This weekend we’re celebrating twice!
It’s the 43rd anniversary of my first visit to Oregon, which included the eruption of Mt St Helen’s (May 18, 1980). I took it as a sign! This was not Connecticut, where I had been born and raised, and it was definitely not Texas where I had spent the last 10 troubled years, but finally … the place I knew would be home from then on … and so it has been.
Also … we’re celebrating the Amazon Launch of my second book, Arms Filled With Bittersweet. It’s the second launching of a memoir written in both prose and poetry that explores a somewhat rugged, culturally complex childhood in rural Southington, Connecticut during the aftermath of the second world war, and what I brought with me through the decades that followed.
From my parents’ love song and the dark sorrows and angers of that house, to Miss Francis, my first-grade teacher who taught me to love words, to my friend MaryEllen who got me thinking about what it would take to revise religion so I wouldn’t have to abandon it completely, to the beggar, Dingaling, who gave me my first book of poems and Stella, who introduced me to Emile Zola’s encouragement to “live out loud” … it is a journey I would not have traded for the world.

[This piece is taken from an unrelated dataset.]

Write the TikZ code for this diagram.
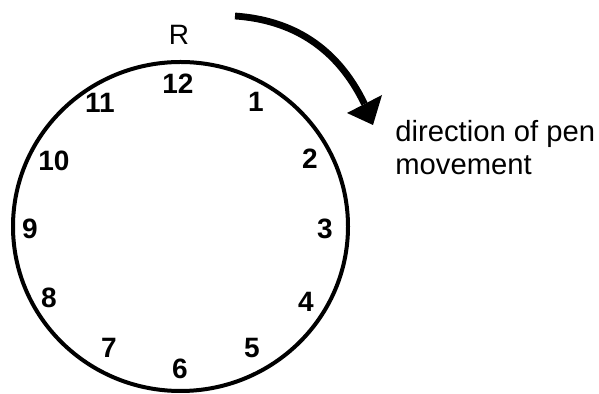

It’s interesting to me how the telling of our life stories changes as we move through different stages of our lives. For me, as a lifelong writer, many of the stories and poems in Bittersweet began differently. For example, the poem “Stella”, which was posted as a video reading last week, was gleaned from a six-page rant about how my mother and Stella’s long-time friendship was threatened when I ran away from home to marry a Catholic boy. Had I published even 10 years ago, that piece might have been included. But by 2022, I had determined that it was to be one of those stories that needn’t be told and that was, in truth, not mine to tell. Stella will always be the Stella she was to me … precious. And there is “Uncharted Territory”, about my father’s last days, which started out blasting the medical industry and its ‘one-size-fits-all’ treatment plans.
Work by other poets has always strongly influenced my writing and I often use their words as epigraphs. I did this in the vignette about my father, titled “About Love”, where I took lines from Robert Hayden’s famous “Those Winter Sundays” … then with cracked hands that ached / from labor in the weekday weather made / banked fires blaze. No one ever thanked him.
I especially hold dear Alice Walker’s poem, “Love is not Concerned”, in which she kindly reminds me that love is not concerned / with whom you pray / or where you slept / the night you ran away / from home / love is concerned / that the beating of your heart / should kill no one.
“Lessons From the Farm”, which you can listen to here if you’d like, is another example of how we get to choose the ways we remember. And then the poem, “Scraps”, where I remind myself that … Back then I knew nothing about the kind of thread that never breaks no matter how tangled it might become or how long it is neglected.
So … back to the Amazon Launch, which is officially Sunday, May 21st … and my request for your help. There are two parts that I ask you to consider. (1) Purchase the eBook (which downloads to any digital device, not just Kindle) for the promo price of 99cents or the paperback for $12.99 ($7 less than my website price, but a lesser quality print & paper) AND/OR (2) If you’ve already read Arms Filled With Bittersweet, please be so kind as to leave a brief review. Amazon gives more attention to books with lots of reviews and I’d love for them to promote mine. If you are able to do this, know that I am Enormously Grateful!! So grateful, in fact, that next week, as a ‘Thank You’ gift, we plan to “give away” free copies of the eBook to the first 84 takers, hoping to bring more subscribers to my website as we continue to draw our circle of beloved rascals ever wider.
As always, Thank You to Rascals of all ages, Occasional & Everyday Writers, Artists, Farmers, Circus Performers, and Everyone In Between, for being part of our Circle. May we all enjoy the Blessings of the week to come.